Outro ponto que ficou evidente com a pandemia é a dificuldade de acesso à tecnologia para crianças de famílias mais pobres. “É preciso considerar que a questão não é somente a oferta de aulas não presenciais, mas o acesso dos estudantes a esses meios tecnológicos. Grande parte dos estudantes de classes sociais mais pobres vive em um contexto de vulnerabilidade social. Agrega-se a essa realidade o pouco acesso à internet e a computadores, tablets e celulares”, pondera Xênia Mara Honório, coordenadora do programa de pós-graduação em Educação do Centro Universitário Estácio de Brasília.
Thaiane Pereira, do Todos pela Educação, considera fundamental o esforço em integrar alunos socialmente vulneráveis no ensino remoto. “É importante que o sistema de ensino continue tentando traçar soluções para chegar a essas crianças e desenvolver a alfabetização da melhor forma possível, porque o cenário já era bem preocupante prévio da pandemia”, destaca Thaiane. Segundo a especialista, a última avaliação nacional de alfabetização é de 2016. “Está um pouco ultrapassada, mas o que os dados mostram é que 50% das crianças não atingem aos níveis adequados de leitura ou de matemática até os 8 anos. Isso é bastante preocupante, é uma tragédia silenciosa, porque a alfabetização é o primeiro de todos os outros processos que vão se desencadear”, explica.
Esforço
“Enquanto não temos um horizonte de quando as aulas voltarão a ser presenciais, e isso não depende de uma decisão de um secretário de educação, mas de uma situação maior, cabe aos secretários de educação e às redes fazerem ações para viabilizar a participação desses alunos nas aulas remotas.” Sobre o cenário pós pandemia, Thaiane acredita que é preciso um esforço em avaliar o que foi de fato aprendido pelas crianças durante o período que as atividades remotas são ministradas. “Precisamos começar a pensar desde já programas de reforço e recuperação, assim que for possível, ou até antes, devemos ter diagnósticos que consigam avaliar o que as crianças aprenderam e não aprenderam nesse período, o que foi possível fazer, o que não foi possível, e, a partir daí, traçar um plano de reforço e recuperação para esses alunos”, sugere.
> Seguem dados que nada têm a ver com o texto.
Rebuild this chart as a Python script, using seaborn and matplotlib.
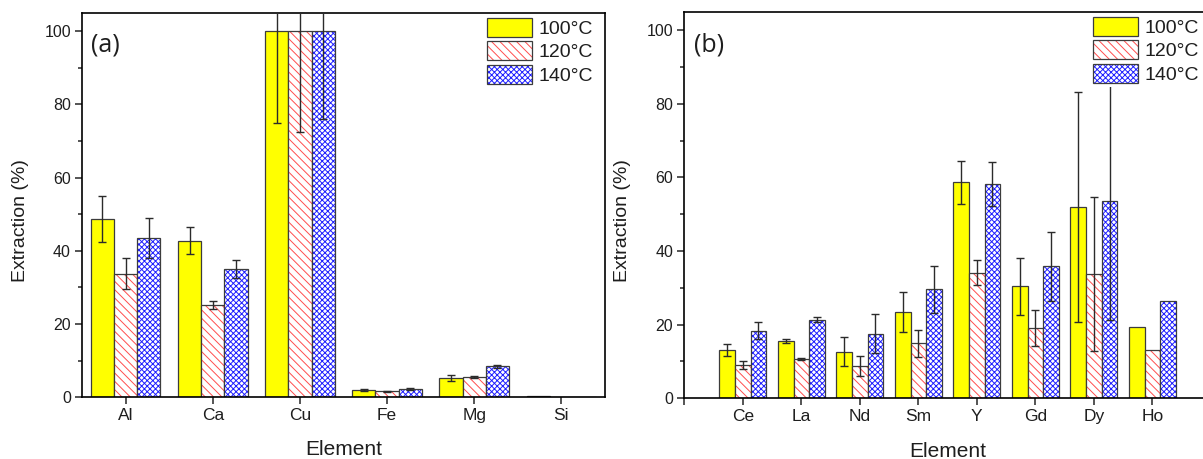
import numpy as np
import pandas as pd
import matplotlib
matplotlib.use("Agg")
import matplotlib.pyplot as plt
from matplotlib.patches import Patch
from matplotlib.colors import to_rgba
from matplotlib.ticker import MultipleLocator
import seaborn as sns

nan = np.nan

# ---- data -------------------------------------------------------------
temps = ["100°C", "120°C", "140°C"]

elements_a = ["Al", "Ca", "Cu", "Fe", "Mg", "Si"]
ext_a_100 = [48.7, 42.7, 100.0, 2.1, 5.3, 0.4]
ext_a_120 = [33.8, 25.2, 100.0, 1.6, 5.5, 0.0]
ext_a_140 = [43.5, 35.1, 100.0, 2.3, 8.5, 0.0]
err_a_100 = [6.3, 3.7, 25.0, 0.3, 0.9, nan]
err_a_120 = [4.2, 1.2, 27.5, 0.15, 0.3, nan]
err_a_140 = [5.4, 2.4, 24.0, 0.2, 0.4, nan]

elements_b = ["Ce", "La", "Nd", "Sm", "Y", "Gd", "Dy", "Ho"]
ext_b_100 = [13.2, 15.5, 12.7, 23.4, 58.7, 30.4, 52.0, 19.3]
ext_b_120 = [9.1, 10.7, 8.8, 14.9, 34.1, 19.1, 33.8, 13.1]
ext_b_140 = [18.4, 21.4, 17.6, 29.6, 58.2, 35.9, 53.7, 26.4]
err_b_100 = [1.6, 0.5, 3.9, 5.5, 5.8, 7.8, 31.3, nan]
err_b_120 = [1.1, 0.2, 2.7, 3.6, 3.4, 5.0, 21.0, nan]
err_b_140 = [2.3, 0.7, 5.4, 6.4, 5.9, 9.4, 32.5, nan]

# ---- style ------------------------------------------------------------
sns.set_style("ticks")
plt.rcParams["font.family"] = ["Liberation Sans", "DejaVu Sans"]
plt.rcParams["hatch.linewidth"] = 0.7

EDGE = "#3c3c3c"
TEXT = "#1e1e1e"
face = {"100°C": "#ffff00", "120°C": "#ffffff", "140°C": "#ffffff"}
hatch = {"100°C": None, "120°C": "\\\\\\\\", "140°C": "xxxxxx"}
hatch_col = {"100°C": EDGE, "120°C": "#ff4d4d", "140°C": "#1f1fff"}


def long_frame(elements, series):
    rows = []
    for t, vals in zip(temps, series):
        for e, v in zip(elements, vals):
            rows.append({"Element": e, "Extraction": v, "Temperature": t})
    return pd.DataFrame(rows)


def style_patch(p, t):
    p.set_edgecolor(EDGE)
    if hatch[t]:
        p.set_hatch(hatch[t])
        p._hatch_color = to_rgba(hatch_col[t])


def draw_panel(ax, elements, series, errors, letter, lead_tick):
    df = long_frame(elements, series)
    sns.barplot(data=df, x="Element", y="Extraction", hue="Temperature",
                order=elements, hue_order=temps, palette=face, saturation=1,
                errorbar=None, width=0.8, edgecolor=EDGE, linewidth=0.9,
                legend=False, ax=ax, zorder=2)
    for t, cont, vals, errs in zip(temps, ax.containers, series, errors):
        xs = []
        for p in cont.patches:
            style_patch(p, t)
            xs.append(p.get_x() + p.get_width() / 2)
        ax.errorbar(xs, vals, yerr=errs, fmt="none", ecolor="#2b2b2b",
                    elinewidth=1.0, capsize=3.2, capthick=1.0, zorder=3)

    n = len(elements)
    ax.set_ylim(0, 105)
    ax.yaxis.set_major_locator(MultipleLocator(20))
    ax.yaxis.set_minor_locator(MultipleLocator(10))
    if lead_tick:
        ax.set_xlim(-1, n)
        ax.set_xticks(range(-1, n))
        ax.set_xticklabels([""] + elements)
    else:
        ax.set_xlim(-0.5, n - 0.5)
        ax.set_xticks(range(n))
        ax.set_xticklabels(elements)

    ax.tick_params(axis="x", which="major", direction="out", length=5,
                   width=1.1, pad=2.5, labelsize=12.5, labelcolor=TEXT,
                   top=False)
    ax.tick_params(axis="y", which="major", direction="out", length=5,
                   width=1.1, pad=3, labelsize=11.5, labelcolor=TEXT,
                   right=False)
    ax.tick_params(axis="y", which="minor", direction="out", length=3,
                   width=1.1, right=False)
    for s in ax.spines.values():
        s.set_visible(True)
        s.set_linewidth(1.2)
        s.set_color("black")

    ax.set_xlabel("Element", fontsize=15, color=TEXT)
    ax.set_ylabel("Extraction (%)", fontsize=14, color=TEXT)
    ax.text(0.018, 0.915, letter, transform=ax.transAxes, fontsize=18,
            color=TEXT, family=["Open Sans", "DejaVu Sans"],
            ha="left", va="center")

    handles = []
    for t in temps:
        h = Patch(facecolor=face[t], edgecolor=EDGE, linewidth=0.9,
                  hatch=hatch[t], label=t)
        if hatch[t]:
            h._hatch_color = to_rgba(hatch_col[t])
        handles.append(h)
    leg = ax.legend(handles=handles, loc="upper right",
                    bbox_to_anchor=(0.983, 0.995), borderaxespad=0,
                    borderpad=0.15, fontsize=14, handlelength=2.3,
                    handleheight=1.13, handletextpad=0.35, labelspacing=0.18,
                    frameon=True, fancybox=False, framealpha=1,
                    labelcolor=TEXT)
    leg.get_frame().set_edgecolor("none")
    leg.get_frame().set_facecolor("white")
    leg.set_zorder(5)
    for p, t in zip(leg.get_patches(), temps):
        if hatch[t]:
            p._hatch_color = to_rgba(hatch_col[t])


fig = plt.figure(figsize=(12.03, 4.59), dpi=100)
ax_a = fig.add_axes([0.0682, 0.1344, 0.4347, 0.8379])
ax_b = fig.add_axes([0.5688, 0.1322, 0.4378, 0.8423])

draw_panel(ax_a, elements_a, [ext_a_100, ext_a_120, ext_a_140],
           [err_a_100, err_a_120, err_a_140], "(a)", lead_tick=False)
draw_panel(ax_b, elements_b, [ext_b_100, ext_b_120, ext_b_140],
           [err_b_100, err_b_120, err_b_140], "(b)", lead_tick=True)

ax_a.yaxis.set_label_coords(-0.101, 0.46)
ax_b.yaxis.set_label_coords(-0.101, 0.46)
ax_a.xaxis.set_label_coords(0.5, -0.112)
ax_b.xaxis.set_label_coords(0.5, -0.112)

fig.savefig("out.png", dpi=100)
A professora Xênia Mara Honório acredita que é preciso, com urgência, repensar a educação, levando-se em conta o paradigma da pandemia. “Uma situação é certa: as perdas pedagógicas nesse período de distanciamento social são amplas e perspectivas de recuperação dessa defasagem carecem de pesquisas mais aprofundadas”, pondera. Apesar das perdas, a especialista elogia a atuação dos professores, que têm se dedicado a minimizar o impacto dessa nova realidade. “Os docentes estão investindo na própria formação, reinventando as práticas pedagógicas, reorganizando o planejamento e superando expectativas no que se refere à oferta de atividades educacionais adaptadas ao contexto atual. Certamente, estes serão profissionais fundamentais na reconstrução educacional do país após o período de pandemia”, acredita a especialista.
Francisco Herrera elenca uma série de mudanças necessárias. “Tanto no macro quanto no micro devemos pensar em ações concretas. Análise das formas como planejamos o sistema geral de ensino; produção de sistemas curriculares contextualizados e construídos a partir das dinâmicas e características específicas, e não modelos gerais universalizantes”, descreve. Ele afirma, ainda, ser fundamental a inclusão social nesse processo: “(É preciso) propor modelos que incluam todas as camadas socioeconômicas, com valorização da leitura, e não apenas modelos para alguns tipos de famílias com recursos suficientes. As políticas públicas e as ações específicas e corriqueiras devem ser para todos”, conclui.